Danny continued his answer:
This means authors are more likely to find duplicates, even though for typical searches that readers would do, these are unlikely to appear. But our deduplication feature may still kick in even for these, as was happening in this case….
— Danny Sullivan (@dannysullivan) January 18, 2022
As I said, deduplication can be helpful. But we also understand the concern this might be raising. We’ve been doing this with Top Stories since last May, but we’re going to revisit this to see if we should continue or perhaps make other changes.
— Danny Sullivan (@dannysullivan) January 18, 2022
Also, I’m still checking, but I believe this deduplication is especially unique in that it only happens with Top Stories if there’s a single story shown or perhaps only for the very first story shown.
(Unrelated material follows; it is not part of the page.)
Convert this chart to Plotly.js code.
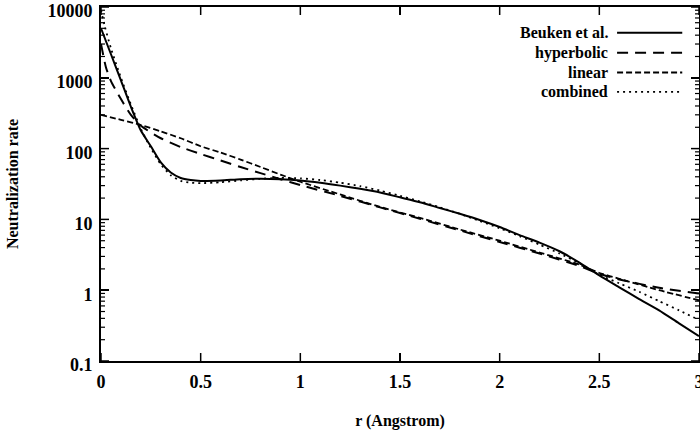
<!DOCTYPE html>
<html>
<head>
<meta charset="utf-8">
<script src="https://cdn.plot.ly/plotly-3.0.1.min.js"></script>
<style>html,body{margin:0;padding:0;background:#fff;}#chart{width:700px;height:436px;}</style>
</head>
<body>
<div id="chart"></div>
<script>
// ---- data ----
const beukenX = [0, 0.05, 0.1, 0.15, 0.2, 0.25, 0.3, 0.35, 0.4, 0.45, 0.5, 0.6, 0.7, 0.8, 0.9, 1.0, 1.1, 1.2, 1.3, 1.4, 1.5, 1.6, 1.7, 1.8, 1.9, 2.0, 2.1, 2.2, 2.3, 2.4, 2.5, 2.6, 2.7, 2.8, 2.9, 3.0];
const beukenY = [5000, 2150, 920, 390, 180, 108, 64, 46, 38.5, 36, 35, 35.5, 37, 37.5, 37, 35.5, 33, 30, 27, 24, 20.5, 17.5, 14.5, 12, 9.8, 7.8, 6.0, 4.7, 3.55, 2.45, 1.62, 1.1, 0.75, 0.52, 0.34, 0.225];

const combinedX = [0, 0.02, 0.05, 0.1, 0.15, 0.2, 0.25, 0.3, 0.35, 0.4, 0.45, 0.5, 0.6, 0.7, 0.8, 0.9, 1.0, 1.1, 1.2, 1.3, 1.4, 1.5, 1.6, 1.7, 1.8, 1.9, 2.0, 2.1, 2.2, 2.3, 2.4, 2.5, 2.6, 2.7, 2.8, 2.9, 3.0];
const combinedY = [9000, 5200, 2600, 1000, 420, 190, 102, 60, 42, 35, 33, 32.5, 33.5, 35.5, 37.5, 38.5, 38, 36, 33, 29.5, 25.5, 21.5, 18, 14.8, 12, 9.5, 7.5, 5.8, 4.4, 3.3, 2.4, 1.65, 1.25, 0.95, 0.7, 0.52, 0.38];

const hyperbolicX = [0, 0.025, 0.05, 0.1, 0.15, 0.2, 0.3, 0.4, 0.5, 0.6, 0.7, 0.8, 0.9, 1.0, 1.2, 1.4, 1.6, 1.8, 2.0, 2.2, 2.4, 2.5, 2.6, 2.8, 3.0];
const hyperbolicY = [3000, 1400, 900, 500, 300, 210, 140, 105, 84, 68, 55, 45, 37, 30.5, 21.5, 14.8, 10.2, 7.0, 4.8, 3.3, 2.2, 1.7, 1.42, 1.08, 0.9];

const linearX = [0, 0.1, 0.2, 0.3, 0.4, 0.5, 0.6, 0.7, 0.8, 0.9, 1.0, 1.2, 1.4, 1.6, 1.8, 2.0, 2.2, 2.4, 2.5, 2.6, 2.8, 3.0];
const linearY = [300, 255, 215, 175, 140, 108, 88, 70, 55, 43, 34, 22.5, 15, 10.5, 7.2, 5.0, 3.4, 2.3, 1.75, 1.45, 1.0, 0.72];

const seriesNames = ["Beuken et al.", "hyperbolic", "linear", "combined"];
const xTickVals = [0, 0.5, 1, 1.5, 2, 2.5, 3];
const xTickText = ["0", "0.5", "1", "1.5", "2", "2.5", "3"];
const yTickVals = [0.1, 1, 10, 100, 1000, 10000];
const yTickText = ["0.1", "1", "10", "100", "1000", "10000"];
const yMinorTickVals = [0.2, 0.3, 0.4, 0.5, 0.6, 0.7, 0.8, 0.9,
  2, 3, 4, 5, 6, 7, 8, 9,
  20, 30, 40, 50, 60, 70, 80, 90,
  200, 300, 400, 500, 600, 700, 800, 900,
  2000, 3000, 4000, 5000, 6000, 7000, 8000, 9000];

// ---- styling ----
const FONT = "Liberation Serif";
const dashes = ["solid", "11px,7px", "6px,3px", "2px,4px"];
const widths = [2, 2, 1.8, 1.8];

const xs = [beukenX, hyperbolicX, linearX, combinedX];
const ys = [beukenY, hyperbolicY, linearY, combinedY];

const traces = xs.map((x, i) => ({
  x: x, y: ys[i], type: "scatter", mode: "lines", name: seriesNames[i],
  line: {color: "#000", width: widths[i], dash: dashes[i], shape: "spline", smoothing: 0.6},
  showlegend: false
}));

// legend built as text + sample lines
const legRowsY = [0.927, 0.871, 0.815, 0.760];
const annotations = seriesNames.map((n, i) => ({
  xref: "paper", yref: "paper", x: 0.85, y: legRowsY[i], xanchor: "right", yanchor: "middle", align: "right",
  text: n, showarrow: false, borderpad: 0, font: {family: FONT, size: 16, color: "#000", weight: "bold"}
}));
const shapes = seriesNames.map((n, i) => ({
  type: "line", xref: "paper", yref: "paper", x0: 0.863, x1: 0.972, y0: legRowsY[i], y1: legRowsY[i],
  line: {color: "#000", width: widths[i], dash: dashes[i]}
}));

// tick marks (inside, on all four sides), placed through the axes' own scales
const PLOT_W = 598, PLOT_H = 354;
const majorLen = 8, minorLen = 4;
const tickLine = {color: "#000", width: 1.5};
const minorLine = {color: "#000", width: 1.2};
xTickVals.forEach(v => {
  shapes.push({type: "line", xref: "x", yref: "paper", x0: v, x1: v, y0: 0, y1: majorLen / PLOT_H, line: tickLine, layer: "above"});
  shapes.push({type: "line", xref: "x", yref: "paper", x0: v, x1: v, y0: 1, y1: 1 - majorLen / PLOT_H, line: tickLine, layer: "above"});
});
yTickVals.forEach(v => {
  shapes.push({type: "line", xref: "paper", yref: "y", x0: 0, x1: majorLen / PLOT_W, y0: v, y1: v, line: tickLine, layer: "above"});
  shapes.push({type: "line", xref: "paper", yref: "y", x0: 1, x1: 1 - majorLen / PLOT_W, y0: v, y1: v, line: tickLine, layer: "above"});
});
yMinorTickVals.forEach(v => {
  shapes.push({type: "line", xref: "paper", yref: "y", x0: 0, x1: minorLen / PLOT_W, y0: v, y1: v, line: minorLine, layer: "above"});
  shapes.push({type: "line", xref: "paper", yref: "y", x0: 1, x1: 1 - minorLen / PLOT_W, y0: v, y1: v, line: minorLine, layer: "above"});
});

const layout = {
  width: 700, height: 436,
  margin: {l: 101, r: 1, t: 7, b: 75},
  paper_bgcolor: "#fff", plot_bgcolor: "#fff",
  font: {family: FONT, color: "#000", size: 17},
  showlegend: false,
  xaxis: {
    range: [0, 3], tickvals: xTickVals, ticktext: xTickText,
    ticks: "inside", ticklen: majorLen, tickwidth: 1.5, tickcolor: "#000",
    showline: true, linecolor: "#000", linewidth: 1.8, mirror: "ticks",
    showgrid: false, zeroline: false, ticklabelstandoff: 4, ticklabeloverflow: "allow",
    tickfont: {family: FONT, size: 18, color: "#000", weight: "bold"},
    title: {text: "r (Angstrom)", font: {family: FONT, size: 16, color: "#000", weight: "bold"}, standoff: 23}
  },
  yaxis: {
    type: "log", range: [-1, 4], tickvals: yTickVals, ticktext: yTickText,
    ticks: "inside", ticklen: majorLen, tickwidth: 1.5, tickcolor: "#000",
    showline: true, linecolor: "#000", linewidth: 1.8, mirror: "ticks",
    showgrid: false, zeroline: false, ticklabelstandoff: 3, ticklabelshift: 4, ticklabeloverflow: "allow",
    tickfont: {family: FONT, size: 18, color: "#000", weight: "bold"},
    title: {text: "Neutralization rate", font: {family: FONT, size: 16, color: "#000", weight: "bold"}, standoff: 25}
  },
  annotations: annotations,
  shapes: shapes
};

Plotly.newPlot("chart", traces, layout, {displayModeBar: false, staticPlot: true});
</script>
</body>
</html>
— Danny Sullivan (@dannysullivan) January 18, 2022
Just to cap off with the further clarification I promised, we deduplicate a link from web results if a link appears as the first link in Top Stories and if the Top Stories box appears before web results. If it comes after, we don’t. And again, it’s something we’re reviewing.
— Danny Sullivan (@dannysullivan) January 19, 2022
News Articles and Deduplication
Deduplication is when Google attempts stop one article from ranking twice in the search results. Danny Sullivan stated that the reason an article might not appear in the regular search results is if it is already ranking in the Top Stories and if that Top Stories ranks at the top of the page.
So the question is, is this a situation where a web page should rank twice, because a user might want to see the original article at the top of the search results, even if it’s already in the Top Stories section?
Once the Top Stories section disappears the news article should rank at the top of the search results.
Content is Top Ranked After Top Stories is Gone
And that, as can be seen in the above screenshot, is what is happening right now.
This is an interesting question where Google has to decide what is fair for the publisher and what is useful for the searcher.